### Input material

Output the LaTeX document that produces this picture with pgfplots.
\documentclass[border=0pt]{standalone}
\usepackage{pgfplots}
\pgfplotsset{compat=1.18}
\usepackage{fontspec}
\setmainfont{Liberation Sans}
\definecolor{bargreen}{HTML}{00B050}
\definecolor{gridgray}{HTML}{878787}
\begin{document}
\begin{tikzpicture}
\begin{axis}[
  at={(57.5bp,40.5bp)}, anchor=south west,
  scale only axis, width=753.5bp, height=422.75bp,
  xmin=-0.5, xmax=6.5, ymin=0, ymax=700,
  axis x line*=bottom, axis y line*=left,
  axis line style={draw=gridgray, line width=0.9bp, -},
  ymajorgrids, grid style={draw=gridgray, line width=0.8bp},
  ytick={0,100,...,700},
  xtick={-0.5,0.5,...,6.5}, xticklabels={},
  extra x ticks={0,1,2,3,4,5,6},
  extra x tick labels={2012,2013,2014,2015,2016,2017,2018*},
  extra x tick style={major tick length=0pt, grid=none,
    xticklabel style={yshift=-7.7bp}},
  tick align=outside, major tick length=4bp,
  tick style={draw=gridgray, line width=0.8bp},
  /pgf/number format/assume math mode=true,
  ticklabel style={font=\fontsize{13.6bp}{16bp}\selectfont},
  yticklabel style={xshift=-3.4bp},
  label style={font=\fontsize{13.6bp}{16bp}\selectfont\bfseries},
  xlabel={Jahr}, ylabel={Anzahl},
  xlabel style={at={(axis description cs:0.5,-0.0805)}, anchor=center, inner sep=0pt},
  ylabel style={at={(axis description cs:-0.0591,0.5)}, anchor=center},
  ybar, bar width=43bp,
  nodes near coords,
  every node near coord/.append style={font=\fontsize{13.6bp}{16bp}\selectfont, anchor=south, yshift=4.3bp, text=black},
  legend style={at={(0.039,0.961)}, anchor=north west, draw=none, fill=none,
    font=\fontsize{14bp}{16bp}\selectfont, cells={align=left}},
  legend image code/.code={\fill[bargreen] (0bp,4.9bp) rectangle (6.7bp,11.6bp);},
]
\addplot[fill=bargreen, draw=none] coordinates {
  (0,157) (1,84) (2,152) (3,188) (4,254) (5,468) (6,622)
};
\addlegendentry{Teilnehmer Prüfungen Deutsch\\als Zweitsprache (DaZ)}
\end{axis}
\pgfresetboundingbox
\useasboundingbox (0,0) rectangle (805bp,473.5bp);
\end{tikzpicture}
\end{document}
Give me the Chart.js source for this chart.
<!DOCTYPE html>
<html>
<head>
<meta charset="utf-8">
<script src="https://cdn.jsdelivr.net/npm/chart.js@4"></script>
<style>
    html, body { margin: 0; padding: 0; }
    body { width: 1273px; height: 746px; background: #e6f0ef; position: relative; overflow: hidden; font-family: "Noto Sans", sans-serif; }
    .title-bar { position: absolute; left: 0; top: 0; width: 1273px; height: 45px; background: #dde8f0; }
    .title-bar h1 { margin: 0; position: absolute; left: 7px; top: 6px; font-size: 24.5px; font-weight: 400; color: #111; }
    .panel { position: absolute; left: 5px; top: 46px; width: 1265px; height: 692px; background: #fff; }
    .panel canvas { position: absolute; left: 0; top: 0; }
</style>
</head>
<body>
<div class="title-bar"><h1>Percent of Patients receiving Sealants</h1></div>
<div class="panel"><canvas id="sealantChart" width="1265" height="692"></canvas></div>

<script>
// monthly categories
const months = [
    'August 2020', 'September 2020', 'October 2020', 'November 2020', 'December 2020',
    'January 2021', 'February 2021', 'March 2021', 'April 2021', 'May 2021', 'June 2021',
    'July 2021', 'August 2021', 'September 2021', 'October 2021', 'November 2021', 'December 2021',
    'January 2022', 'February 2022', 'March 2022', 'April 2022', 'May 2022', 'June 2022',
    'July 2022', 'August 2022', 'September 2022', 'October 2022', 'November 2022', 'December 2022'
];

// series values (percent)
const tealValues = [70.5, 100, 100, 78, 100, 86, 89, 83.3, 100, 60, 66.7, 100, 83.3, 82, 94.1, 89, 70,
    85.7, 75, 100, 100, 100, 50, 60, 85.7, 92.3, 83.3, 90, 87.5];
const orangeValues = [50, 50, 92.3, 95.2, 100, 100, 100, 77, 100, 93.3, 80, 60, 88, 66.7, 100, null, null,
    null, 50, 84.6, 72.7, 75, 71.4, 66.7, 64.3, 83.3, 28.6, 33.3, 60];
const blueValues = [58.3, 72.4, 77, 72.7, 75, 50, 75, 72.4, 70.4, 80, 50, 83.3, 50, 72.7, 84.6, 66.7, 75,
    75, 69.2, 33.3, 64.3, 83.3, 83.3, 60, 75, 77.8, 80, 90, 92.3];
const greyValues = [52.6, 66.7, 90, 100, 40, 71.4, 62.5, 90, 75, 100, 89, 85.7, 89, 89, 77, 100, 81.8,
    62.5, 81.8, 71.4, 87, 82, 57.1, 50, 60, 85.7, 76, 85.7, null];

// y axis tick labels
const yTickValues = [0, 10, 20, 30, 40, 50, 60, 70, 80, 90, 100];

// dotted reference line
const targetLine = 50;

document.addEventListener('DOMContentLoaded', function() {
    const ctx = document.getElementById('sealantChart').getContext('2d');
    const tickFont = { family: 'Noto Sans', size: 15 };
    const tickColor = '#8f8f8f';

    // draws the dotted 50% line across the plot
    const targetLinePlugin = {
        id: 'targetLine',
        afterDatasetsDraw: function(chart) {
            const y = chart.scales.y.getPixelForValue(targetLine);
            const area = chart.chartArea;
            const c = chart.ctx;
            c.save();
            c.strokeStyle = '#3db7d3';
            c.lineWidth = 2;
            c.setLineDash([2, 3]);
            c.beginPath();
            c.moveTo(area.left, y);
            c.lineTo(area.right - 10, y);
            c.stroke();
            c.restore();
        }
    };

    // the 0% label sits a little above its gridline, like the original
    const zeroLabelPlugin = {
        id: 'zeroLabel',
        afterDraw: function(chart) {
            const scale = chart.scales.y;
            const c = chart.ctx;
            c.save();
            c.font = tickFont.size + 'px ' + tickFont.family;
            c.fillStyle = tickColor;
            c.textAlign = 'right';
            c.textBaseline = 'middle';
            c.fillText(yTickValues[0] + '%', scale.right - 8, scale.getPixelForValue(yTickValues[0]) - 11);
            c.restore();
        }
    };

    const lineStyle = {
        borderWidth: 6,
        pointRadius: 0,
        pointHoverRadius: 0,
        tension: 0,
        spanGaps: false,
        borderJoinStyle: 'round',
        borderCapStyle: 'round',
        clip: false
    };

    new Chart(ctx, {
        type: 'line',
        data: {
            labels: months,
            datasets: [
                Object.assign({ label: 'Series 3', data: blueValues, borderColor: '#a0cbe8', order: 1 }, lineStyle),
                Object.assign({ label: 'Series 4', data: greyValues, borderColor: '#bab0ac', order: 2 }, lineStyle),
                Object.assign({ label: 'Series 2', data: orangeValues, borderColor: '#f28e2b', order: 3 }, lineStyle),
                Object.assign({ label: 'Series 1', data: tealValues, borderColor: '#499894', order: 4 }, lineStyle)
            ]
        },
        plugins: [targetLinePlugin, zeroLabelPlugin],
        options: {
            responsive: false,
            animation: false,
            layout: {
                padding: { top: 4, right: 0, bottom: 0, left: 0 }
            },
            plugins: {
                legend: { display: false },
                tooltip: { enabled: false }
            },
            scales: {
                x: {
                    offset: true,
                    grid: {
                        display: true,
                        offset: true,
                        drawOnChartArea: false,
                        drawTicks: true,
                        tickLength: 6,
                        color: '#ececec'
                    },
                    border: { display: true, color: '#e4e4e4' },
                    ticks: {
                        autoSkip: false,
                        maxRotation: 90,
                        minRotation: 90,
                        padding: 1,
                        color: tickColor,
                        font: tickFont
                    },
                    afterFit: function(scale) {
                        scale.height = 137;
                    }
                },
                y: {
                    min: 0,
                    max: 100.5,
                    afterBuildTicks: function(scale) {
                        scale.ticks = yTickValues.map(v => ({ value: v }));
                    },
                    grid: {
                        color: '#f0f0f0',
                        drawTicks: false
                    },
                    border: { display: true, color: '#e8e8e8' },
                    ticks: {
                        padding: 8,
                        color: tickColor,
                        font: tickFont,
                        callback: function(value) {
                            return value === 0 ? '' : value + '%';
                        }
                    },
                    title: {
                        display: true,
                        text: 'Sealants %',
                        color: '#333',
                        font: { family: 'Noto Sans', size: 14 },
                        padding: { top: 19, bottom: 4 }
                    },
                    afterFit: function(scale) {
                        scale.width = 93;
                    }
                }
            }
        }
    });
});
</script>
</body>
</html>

### Task requirements
Report each line in the preceding entries that holds the string "this".

### Worked answer
Output the LaTeX document that produces this picture with pgfplots.
Give me the Chart.js source for this chart.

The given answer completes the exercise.